* Directions
Take the material below and retype it in full; pictures are left out.
━━━━━━━━━━━━━━━━━━━━━━━━━━━━━━
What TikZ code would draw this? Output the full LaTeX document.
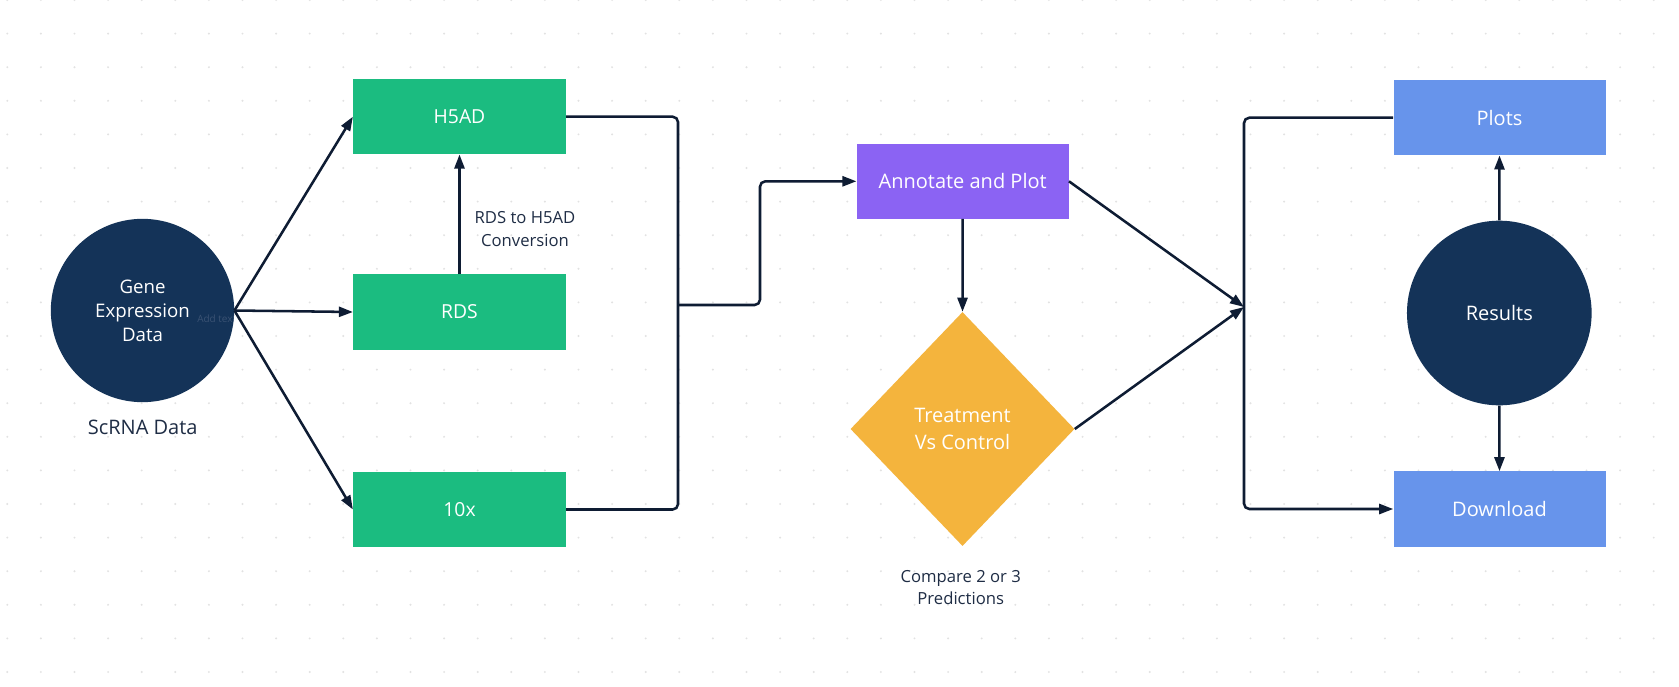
\documentclass[tikz,border=0pt]{standalone}
\usepackage{fontspec}
\setmainfont{Open Sans}
\usetikzlibrary{shapes.geometric,arrows.meta}
\definecolor{navy}{HTML}{143358}
\definecolor{linec}{HTML}{0E1C33}
\definecolor{greenc}{HTML}{1BBC80}
\definecolor{purplec}{HTML}{8B63F3}
\definecolor{yellowc}{HTML}{F4B43D}
\definecolor{bluec}{HTML}{6794EB}
\definecolor{labelc}{HTML}{1F2D45}
\definecolor{dotc}{HTML}{E2E2E2}
\definecolor{ghostc}{HTML}{3A5273}
\tikzset{
  conn/.style={draw=linec, line width=1.9pt},
  arr/.style={conn, -{Triangle[length=10.5pt,width=7.5pt]}},
  circ/.style={circle, fill=navy, text=white, inner sep=0pt, minimum size=137.5pt, align=center, font=\fontsize{14}{18}\selectfont},
  gbox/.style={rectangle, fill=greenc, text=white, minimum width=159.5pt, minimum height=56.3pt, inner sep=0pt, font=\fontsize{14.5}{18}\selectfont},
  bbox/.style={rectangle, fill=bluec, text=white, minimum width=159pt, minimum height=56.3pt, inner sep=0pt, font=\fontsize{15}{18}\selectfont},
  lbl/.style={text=labelc, align=center, inner sep=0pt},
}
\begin{document}
\begin{tikzpicture}[x=0.75pt,y=-0.75pt]
\fill[white] (0,0) rectangle (1679,686);
\useasboundingbox (0,0) rectangle (1679,686);
% dot grid
\foreach \i in {0,...,49}{
  \foreach \j in {0,...,20}{
    \fill[dotc] (7.3+33.6*\i, 33.6*\j) circle[radius=0.8pt];
  }
}
% nodes
\node[circ] (gene) at (142.5,310.5) {Gene\\Expression\\Data};
\begin{scope}
  \clip (142.5,310.5) circle[radius=68.7pt];
  \node[anchor=west, text=ghostc, inner sep=0pt, font=\fontsize{7.5}{9}\selectfont] (ghost) at (197,319) {Add text};
\end{scope}
\node[lbl, font=\fontsize{15}{18}\selectfont] (scrna) at (142.7,427) {ScRNA Data};

\node[gbox] (h5ad) at (459.5,116.7) {H5AD};
\node[gbox] (rds) at (459.5,312) {RDS};
\node[gbox] (tenx) at (459.5,509.5) {10x};
\node[lbl, font=\fontsize{12.5}{17}\selectfont] (rdslbl) at (525,229) {RDS to H5AD\\Conversion};

\node[rectangle, fill=purplec, text=white, minimum width=159pt, minimum height=56pt, inner sep=0pt, font=\fontsize{15}{18}\selectfont] (annot) at (962.7,181.3) {Annotate and Plot};
\node[diamond, fill=yellowc, text=white, minimum width=168pt, minimum height=175.5pt, inner sep=0pt, align=center, font=\fontsize{15}{20}\selectfont] (tvc) at (962.5,429) {Treatment\\Vs Control};
\node[lbl, font=\fontsize{12.5}{16.5}\selectfont] (cmp) at (960.7,587.5) {Compare 2 or 3\\Predictions};

\node[bbox] (plots) at (1499.5,117.7) {Plots};
\node[bbox] (dl) at (1499.5,509) {Download};
\node[circ, minimum size=138.5pt, font=\fontsize{15}{18}\selectfont] (res) at (1499.3,313) {Results};

\coordinate (jx) at (678,305);
\coordinate (m) at (1244,307);

% connectors
\draw[arr] (gene.east) -- (h5ad.west);
\draw[arr] (gene.east) -- (rds.west);
\draw[arr] (gene.east) -- (tenx.west);
\draw[arr] (rds.north) -- (h5ad.south);
\draw[conn, rounded corners=4pt] (h5ad.east) -| (jx) |- (tenx.east);
\draw[arr, rounded corners=4pt] (jx) -- ++(82,0) |- (annot.west);
\draw[arr] (annot.south) -- (tvc.north);
\draw[arr] (annot.east) -- (m);
\draw[arr] (tvc.east) -- (m);
\draw[arr, rounded corners=4pt] (plots.west) -| (m) |- (dl.west);
\draw[arr] (res.north) -- (plots.south);
\draw[arr] (res.south) -- (dl.north);
\end{tikzpicture}
\end{document}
━━━━━━━━━━━━━━━━━━━━━━━━━━━━━━
* Final result
What TikZ code would draw this? Output the full LaTeX document.
\documentclass[tikz,border=0pt]{standalone}
\usepackage{fontspec}
\setmainfont{Open Sans}
\usetikzlibrary{shapes.geometric,arrows.meta}
\definecolor{navy}{HTML}{143358}
\definecolor{linec}{HTML}{0E1C33}
\definecolor{greenc}{HTML}{1BBC80}
\definecolor{purplec}{HTML}{8B63F3}
\definecolor{yellowc}{HTML}{F4B43D}
\definecolor{bluec}{HTML}{6794EB}
\definecolor{labelc}{HTML}{1F2D45}
\definecolor{dotc}{HTML}{E2E2E2}
\definecolor{ghostc}{HTML}{3A5273}
\tikzset{
  conn/.style={draw=linec, line width=1.9pt},
  arr/.style={conn, -{Triangle[length=10.5pt,width=7.5pt]}},
  circ/.style={circle, fill=navy, text=white, inner sep=0pt, minimum size=137.5pt, align=center, font=\fontsize{14}{18}\selectfont},
  gbox/.style={rectangle, fill=greenc, text=white, minimum width=159.5pt, minimum height=56.3pt, inner sep=0pt, font=\fontsize{14.5}{18}\selectfont},
  bbox/.style={rectangle, fill=bluec, text=white, minimum width=159pt, minimum height=56.3pt, inner sep=0pt, font=\fontsize{15}{18}\selectfont},
  lbl/.style={text=labelc, align=center, inner sep=0pt},
}
\begin{document}
\begin{tikzpicture}[x=0.75pt,y=-0.75pt]
\fill[white] (0,0) rectangle (1679,686);
\useasboundingbox (0,0) rectangle (1679,686);
% dot grid
\foreach \i in {0,...,49}{
  \foreach \j in {0,...,20}{
    \fill[dotc] (7.3+33.6*\i, 33.6*\j) circle[radius=0.8pt];
  }
}
% nodes
\node[circ] (gene) at (142.5,310.5) {Gene\\Expression\\Data};
\begin{scope}
  \clip (142.5,310.5) circle[radius=68.7pt];
  \node[anchor=west, text=ghostc, inner sep=0pt, font=\fontsize{7.5}{9}\selectfont] (ghost) at (197,319) {Add text};
\end{scope}
\node[lbl, font=\fontsize{15}{18}\selectfont] (scrna) at (142.7,427) {ScRNA Data};

\node[gbox] (h5ad) at (459.5,116.7) {H5AD};
\node[gbox] (rds) at (459.5,312) {RDS};
\node[gbox] (tenx) at (459.5,509.5) {10x};
\node[lbl, font=\fontsize{12.5}{17}\selectfont] (rdslbl) at (525,229) {RDS to H5AD\\Conversion};

\node[rectangle, fill=purplec, text=white, minimum width=159pt, minimum height=56pt, inner sep=0pt, font=\fontsize{15}{18}\selectfont] (annot) at (962.7,181.3) {Annotate and Plot};
\node[diamond, fill=yellowc, text=white, minimum width=168pt, minimum height=175.5pt, inner sep=0pt, align=center, font=\fontsize{15}{20}\selectfont] (tvc) at (962.5,429) {Treatment\\Vs Control};
\node[lbl, font=\fontsize{12.5}{16.5}\selectfont] (cmp) at (960.7,587.5) {Compare 2 or 3\\Predictions};

\node[bbox] (plots) at (1499.5,117.7) {Plots};
\node[bbox] (dl) at (1499.5,509) {Download};
\node[circ, minimum size=138.5pt, font=\fontsize{15}{18}\selectfont] (res) at (1499.3,313) {Results};

\coordinate (jx) at (678,305);
\coordinate (m) at (1244,307);

% connectors
\draw[arr] (gene.east) -- (h5ad.west);
\draw[arr] (gene.east) -- (rds.west);
\draw[arr] (gene.east) -- (tenx.west);
\draw[arr] (rds.north) -- (h5ad.south);
\draw[conn, rounded corners=4pt] (h5ad.east) -| (jx) |- (tenx.east);
\draw[arr, rounded corners=4pt] (jx) -- ++(82,0) |- (annot.west);
\draw[arr] (annot.south) -- (tvc.north);
\draw[arr] (annot.east) -- (m);
\draw[arr] (tvc.east) -- (m);
\draw[arr, rounded corners=4pt] (plots.west) -| (m) |- (dl.west);
\draw[arr] (res.north) -- (plots.south);
\draw[arr] (res.south) -- (dl.north);
\end{tikzpicture}
\end{document}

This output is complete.